Il reste beaucoup à faire, car nous sommes trop dans cette démocratie électoraliste. Alors que la vraie démocratie, c’est la démocratie participative. C’est cette dernière qui permet véritablement à chacun d’atteindre l’avoir et le pouvoir. Quand vous voulez réfléchir pour quelqu’un, sans lui, vous êtes en train de réfléchir contre lui. Il faut jeter les bases d’un échange de réflexions dans lequel participe la personne elle-même. Aujourd’hui, nous ne pouvons pas penser que quelqu’un de la population peut efficacement participer au développement économique et social de sa localité tant qu’il n’en connaît pas les tenants et les aboutissements.

Selon vous, quelles sont les limites qui peuvent réduire l’impact que peut avoir le maire dans sa communauté ?

La limite c’est surtout d’avoir les moyens financiers. L’autre limite, c’est sa capacité de mobiliser les populations face aux défis. Il faut que le maire comprenne qu’il a été élu par les populations. Ce n’est pas à lui seul de développer sa localité. Le rôle du maire doit consister à mobiliser et créer une dynamique participative autour des problèmes. Les missions que les maires se fixent sont sur les problèmes de la population. Il faut donc amener ces populations à comprendre que “vos” préoccupations ne peuvent être réglées que par vous-mêmes en menant telle ou telle action.

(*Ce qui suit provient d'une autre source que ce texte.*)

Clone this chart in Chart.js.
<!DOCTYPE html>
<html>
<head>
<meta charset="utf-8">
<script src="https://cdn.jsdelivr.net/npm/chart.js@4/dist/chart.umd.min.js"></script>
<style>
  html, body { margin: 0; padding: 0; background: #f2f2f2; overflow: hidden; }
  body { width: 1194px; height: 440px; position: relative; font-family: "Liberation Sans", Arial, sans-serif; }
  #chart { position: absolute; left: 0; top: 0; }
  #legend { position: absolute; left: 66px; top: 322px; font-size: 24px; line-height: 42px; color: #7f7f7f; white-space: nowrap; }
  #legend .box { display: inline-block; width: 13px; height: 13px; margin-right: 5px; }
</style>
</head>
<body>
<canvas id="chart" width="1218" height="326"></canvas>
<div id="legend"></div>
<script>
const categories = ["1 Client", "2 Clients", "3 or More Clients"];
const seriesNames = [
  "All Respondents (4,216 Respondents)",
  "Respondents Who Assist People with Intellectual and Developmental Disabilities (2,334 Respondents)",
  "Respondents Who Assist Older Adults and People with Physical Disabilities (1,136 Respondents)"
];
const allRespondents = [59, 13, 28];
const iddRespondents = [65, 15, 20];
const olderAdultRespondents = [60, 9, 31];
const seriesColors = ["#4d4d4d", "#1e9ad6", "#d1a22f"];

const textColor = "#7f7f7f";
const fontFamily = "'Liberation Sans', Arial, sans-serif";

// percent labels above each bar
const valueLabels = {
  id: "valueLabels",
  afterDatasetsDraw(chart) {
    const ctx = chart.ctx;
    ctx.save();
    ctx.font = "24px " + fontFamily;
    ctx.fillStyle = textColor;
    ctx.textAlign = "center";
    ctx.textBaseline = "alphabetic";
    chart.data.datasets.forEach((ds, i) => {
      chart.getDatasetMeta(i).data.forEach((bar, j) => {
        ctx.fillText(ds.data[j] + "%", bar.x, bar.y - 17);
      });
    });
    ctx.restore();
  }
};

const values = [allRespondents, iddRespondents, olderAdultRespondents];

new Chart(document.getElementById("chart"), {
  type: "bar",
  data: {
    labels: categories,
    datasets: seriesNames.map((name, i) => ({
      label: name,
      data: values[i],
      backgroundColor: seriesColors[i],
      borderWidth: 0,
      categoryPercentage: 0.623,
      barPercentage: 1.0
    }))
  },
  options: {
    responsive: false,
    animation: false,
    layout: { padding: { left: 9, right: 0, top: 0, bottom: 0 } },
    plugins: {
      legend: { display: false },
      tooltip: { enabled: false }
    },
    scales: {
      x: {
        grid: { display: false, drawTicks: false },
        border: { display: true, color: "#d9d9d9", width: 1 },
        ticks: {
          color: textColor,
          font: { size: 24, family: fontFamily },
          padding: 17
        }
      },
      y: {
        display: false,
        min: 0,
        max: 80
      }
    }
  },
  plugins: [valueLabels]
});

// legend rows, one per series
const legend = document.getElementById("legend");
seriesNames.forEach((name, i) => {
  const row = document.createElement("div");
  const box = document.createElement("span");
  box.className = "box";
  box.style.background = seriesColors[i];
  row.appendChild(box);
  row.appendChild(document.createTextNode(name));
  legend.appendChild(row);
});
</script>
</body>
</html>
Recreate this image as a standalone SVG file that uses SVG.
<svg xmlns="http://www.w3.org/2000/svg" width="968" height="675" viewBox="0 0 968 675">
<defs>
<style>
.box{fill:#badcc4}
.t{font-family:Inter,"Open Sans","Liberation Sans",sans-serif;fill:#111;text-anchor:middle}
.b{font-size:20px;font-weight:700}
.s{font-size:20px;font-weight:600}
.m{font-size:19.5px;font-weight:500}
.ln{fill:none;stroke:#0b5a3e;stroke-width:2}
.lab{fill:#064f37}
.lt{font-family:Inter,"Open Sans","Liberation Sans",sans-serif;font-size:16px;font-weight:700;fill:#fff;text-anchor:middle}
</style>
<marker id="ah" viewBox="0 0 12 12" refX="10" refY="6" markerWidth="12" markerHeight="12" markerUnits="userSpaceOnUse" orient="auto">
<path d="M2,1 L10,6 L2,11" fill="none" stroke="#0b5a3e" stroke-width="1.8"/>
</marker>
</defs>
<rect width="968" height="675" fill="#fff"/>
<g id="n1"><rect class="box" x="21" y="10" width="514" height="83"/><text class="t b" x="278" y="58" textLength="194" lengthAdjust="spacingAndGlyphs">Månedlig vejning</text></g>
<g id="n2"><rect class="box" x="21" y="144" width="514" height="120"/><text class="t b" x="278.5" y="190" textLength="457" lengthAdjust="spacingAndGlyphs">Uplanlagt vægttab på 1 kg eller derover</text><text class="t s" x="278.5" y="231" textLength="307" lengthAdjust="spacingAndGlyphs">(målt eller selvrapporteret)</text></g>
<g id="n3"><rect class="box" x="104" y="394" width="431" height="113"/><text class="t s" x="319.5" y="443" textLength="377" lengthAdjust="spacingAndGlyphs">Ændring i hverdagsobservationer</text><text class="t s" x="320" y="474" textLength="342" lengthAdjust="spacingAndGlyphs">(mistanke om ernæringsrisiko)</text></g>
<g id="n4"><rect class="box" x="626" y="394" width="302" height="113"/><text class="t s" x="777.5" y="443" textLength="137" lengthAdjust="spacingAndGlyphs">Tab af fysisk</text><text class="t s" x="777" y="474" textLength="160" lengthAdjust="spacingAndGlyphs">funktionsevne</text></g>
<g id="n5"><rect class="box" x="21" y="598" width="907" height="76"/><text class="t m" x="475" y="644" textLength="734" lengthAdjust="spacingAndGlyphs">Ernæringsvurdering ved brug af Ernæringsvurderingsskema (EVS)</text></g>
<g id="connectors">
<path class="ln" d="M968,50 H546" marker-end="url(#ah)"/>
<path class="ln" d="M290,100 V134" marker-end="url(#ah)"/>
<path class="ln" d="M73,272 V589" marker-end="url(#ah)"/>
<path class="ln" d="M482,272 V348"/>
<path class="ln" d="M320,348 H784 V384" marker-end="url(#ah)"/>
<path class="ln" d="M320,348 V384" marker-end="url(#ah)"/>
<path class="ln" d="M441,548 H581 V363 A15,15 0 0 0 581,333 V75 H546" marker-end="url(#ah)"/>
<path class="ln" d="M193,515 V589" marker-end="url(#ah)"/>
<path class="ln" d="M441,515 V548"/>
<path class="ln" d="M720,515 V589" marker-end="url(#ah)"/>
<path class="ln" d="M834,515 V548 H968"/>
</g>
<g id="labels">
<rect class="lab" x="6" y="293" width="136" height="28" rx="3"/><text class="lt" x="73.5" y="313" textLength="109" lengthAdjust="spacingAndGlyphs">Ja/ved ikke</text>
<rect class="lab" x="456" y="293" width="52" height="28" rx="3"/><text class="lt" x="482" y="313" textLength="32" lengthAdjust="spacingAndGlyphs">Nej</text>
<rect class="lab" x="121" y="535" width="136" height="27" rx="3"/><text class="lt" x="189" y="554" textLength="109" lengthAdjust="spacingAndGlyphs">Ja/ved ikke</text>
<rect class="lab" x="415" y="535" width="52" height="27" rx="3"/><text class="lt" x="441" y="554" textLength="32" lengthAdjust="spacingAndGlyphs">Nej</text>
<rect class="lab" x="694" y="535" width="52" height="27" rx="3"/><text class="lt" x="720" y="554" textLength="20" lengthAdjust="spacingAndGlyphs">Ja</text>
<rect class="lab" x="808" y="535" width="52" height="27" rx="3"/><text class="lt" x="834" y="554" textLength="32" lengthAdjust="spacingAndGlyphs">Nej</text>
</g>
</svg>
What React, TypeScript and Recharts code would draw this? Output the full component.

Il ne faudrait pas que le maire accepte qu’il y ait des attitudes de méfiance entre lui et ses populations

Les limites du maire, c’est aussi un problème de confiance. Il ne faudrait pas que le maire accepte qu’il y ait des attitudes de méfiance entre lui et ses populations. Le maire doit faire en sorte que chaque habitant de sa localité puisse se dire, “oui, c’est nous qui lui avons demandé de faire cela”, suivant chacune de ses actions. Dans le processus décisionnel, les populations doivent être au centre, parce que ce sont les populations seules, par rapport à leurs préoccupations, qui déterminent l’action efficace du maire.

Quel doit être le rôle d’un parti politique ancré au niveau local, au niveau de la vie de sa communauté ?

Éveiller les consciences ! Aujourd’hui un parti politique n’a pas d’autre rôle. La politique est un instrument qu’on utilise pour réfléchir sur l’amélioration des conditions de vie des populations. Vous ne pouvez pas améliorer les conditions de vie d’un individu, tant que cet individu ne vous dit pas ce dont il a besoin. Il faudrait donc d’abord qu’il ait un cadre sécurisé. Il faut que l’environnement soit porteur de développement, mais il faut aussi un minimum de conditions. Cependant, il faut aussi faire comprendre à ces populations que le développement se fait par lui-même, il faut le mettre en confiance. Tant que les populations ne sont pas mises en confiance, les actions des maires seront toujours limitées. Il ne doit pas exister de maire providentiel, il doit exister un maire manager. C’est un maire qui écoute les populations, qui essaye avec leurs concours de prendre en charge leurs préoccupations.